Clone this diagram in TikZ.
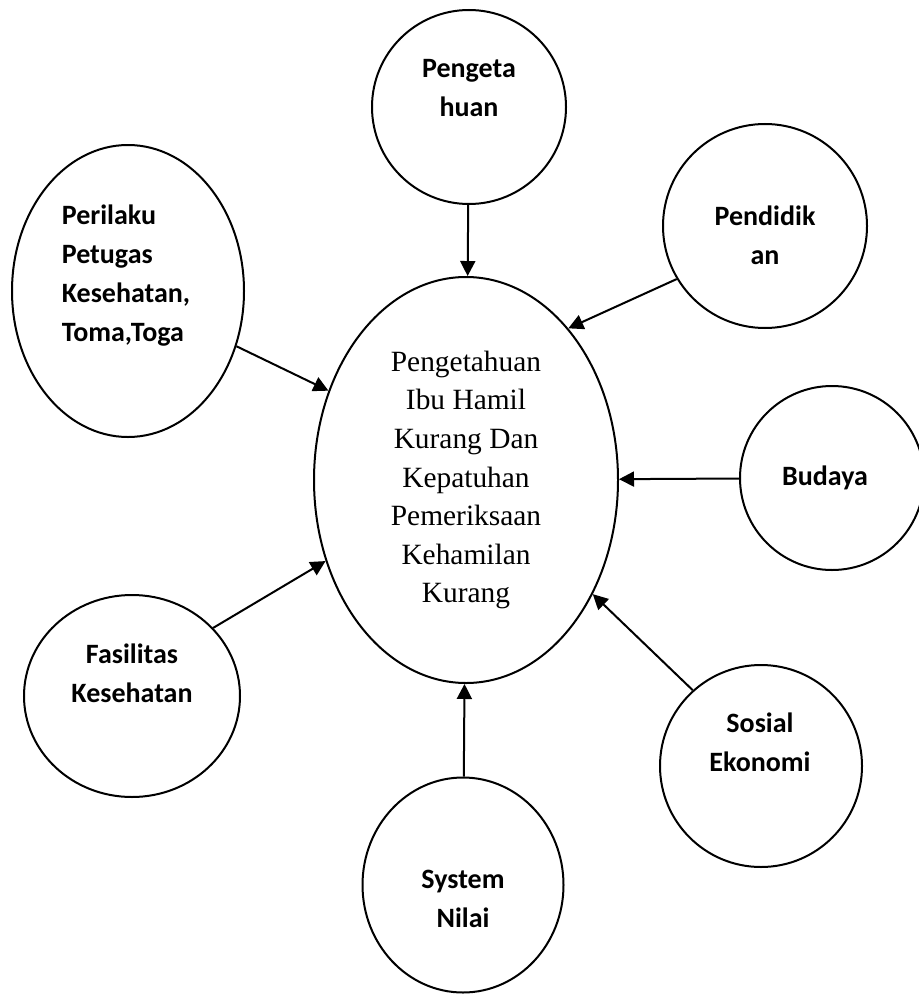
\documentclass[tikz,border=0pt]{standalone}
\usepackage{fontspec}
\setmainfont{Liberation Serif}
\newfontfamily\calibri{Carlito}
\usetikzlibrary{arrows.meta,shapes.geometric,positioning}

\begin{document}
\begin{tikzpicture}[
        x=0.5pt, y=-0.5pt,
        >={Triangle[length=7.5pt,width=7.5pt]},
        every path/.style={line width=1pt},
        factor/.style={draw, ellipse, inner sep=0pt},
        factortext/.style={align=center, inner sep=0pt, font=\calibri\bfseries\fontsize{14pt}{19.5pt}\selectfont},
        core/.style={draw, ellipse, inner sep=0pt, align=center, font=\fontsize{14.7pt}{19.3pt}\selectfont}
    ]

    \useasboundingbox (0,0) rectangle (918,995);

    % Nodes
    \node (ibu)[core, minimum width=152pt, minimum height=203pt] at (466,480) {Pengetahuan\\
        Ibu Hamil\\
        Kurang Dan\\
        Kepatuhan\\
        Pemeriksaan\\
        Kehamilan\\
        Kurang};

    \node (peng)[factor, minimum width=97pt, minimum height=97pt] at (469,107) {};
    \node (peng-t)[factortext] at (469,88) {Pengeta\\huan};

    \node (pend)[factor, minimum width=102pt, minimum height=102pt] at (765,226) {};
    \node (pend-t)[factortext] at (765,235) {Pendidik\\an};

    \node (peri)[factor, minimum width=116pt, minimum height=146pt] at (128,291) {};
    \node (peri-t)[factortext, align=left] at (126,276) {Perilaku\\
        Petugas\\
        Kesehatan,\\
        Toma,Toga};

    \node (bud)[factor, minimum width=92pt, minimum height=92pt] at (832,478) {};
    \node (bud-t)[factortext] at (825,478) {Budaya};

    \node (fas)[factor, minimum width=108pt, minimum height=101pt] at (132,696) {};
    \node (fas-t)[factortext] at (132,673) {Fasilitas\\Kesehatan};

    \node (sos)[factor, minimum width=101pt, minimum height=101pt] at (761,766) {};
    \node (sos-t)[factortext] at (760,742) {Sosial\\Ekonomi};

    \node (sys)[factor, minimum width=100.5pt, minimum height=107.5pt] at (463,885) {};
    \node (sys-t)[factortext] at (463,899) {System\\Nilai};

    % Edges
    \draw[->] (peng) -- (ibu);
    \draw[->] (pend.211) -- (ibu.56);
    \draw[->] (peri.333) -- (ibu.147.5);
    \draw[->] (bud) -- (ibu);
    \draw[->] (fas.40) -- (ibu.210);
    \draw[->] (sos.132) -- (ibu.318);
    \draw[->] (sys) -- (ibu);

\end{tikzpicture}
\end{document}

● ● ● ● ● ● ●

Please reproduce the listing exactly from its opening line through the line that contains "(sys-t)[factortext] at (463,899)", both included, with all pictures omitted.

Clone this diagram in TikZ.
\documentclass[tikz,border=0pt]{standalone}
\usepackage{fontspec}
\setmainfont{Liberation Serif}
\newfontfamily\calibri{Carlito}
\usetikzlibrary{arrows.meta,shapes.geometric,positioning}

\begin{document}
\begin{tikzpicture}[
        x=0.5pt, y=-0.5pt,
        >={Triangle[length=7.5pt,width=7.5pt]},
        every path/.style={line width=1pt},
        factor/.style={draw, ellipse, inner sep=0pt},
        factortext/.style={align=center, inner sep=0pt, font=\calibri\bfseries\fontsize{14pt}{19.5pt}\selectfont},
        core/.style={draw, ellipse, inner sep=0pt, align=center, font=\fontsize{14.7pt}{19.3pt}\selectfont}
    ]

    \useasboundingbox (0,0) rectangle (918,995);

    % Nodes
    \node (ibu)[core, minimum width=152pt, minimum height=203pt] at (466,480) {Pengetahuan\\
        Ibu Hamil\\
        Kurang Dan\\
        Kepatuhan\\
        Pemeriksaan\\
        Kehamilan\\
        Kurang};

    \node (peng)[factor, minimum width=97pt, minimum height=97pt] at (469,107) {};
    \node (peng-t)[factortext] at (469,88) {Pengeta\\huan};

    \node (pend)[factor, minimum width=102pt, minimum height=102pt] at (765,226) {};
    \node (pend-t)[factortext] at (765,235) {Pendidik\\an};

    \node (peri)[factor, minimum width=116pt, minimum height=146pt] at (128,291) {};
    \node (peri-t)[factortext, align=left] at (126,276) {Perilaku\\
        Petugas\\
        Kesehatan,\\
        Toma,Toga};

    \node (bud)[factor, minimum width=92pt, minimum height=92pt] at (832,478) {};
    \node (bud-t)[factortext] at (825,478) {Budaya};

    \node (fas)[factor, minimum width=108pt, minimum height=101pt] at (132,696) {};
    \node (fas-t)[factortext] at (132,673) {Fasilitas\\Kesehatan};

    \node (sos)[factor, minimum width=101pt, minimum height=101pt] at (761,766) {};
    \node (sos-t)[factortext] at (760,742) {Sosial\\Ekonomi};

    \node (sys)[factor, minimum width=100.5pt, minimum height=107.5pt] at (463,885) {};
    \node (sys-t)[factortext] at (463,899) {System\\Nilai};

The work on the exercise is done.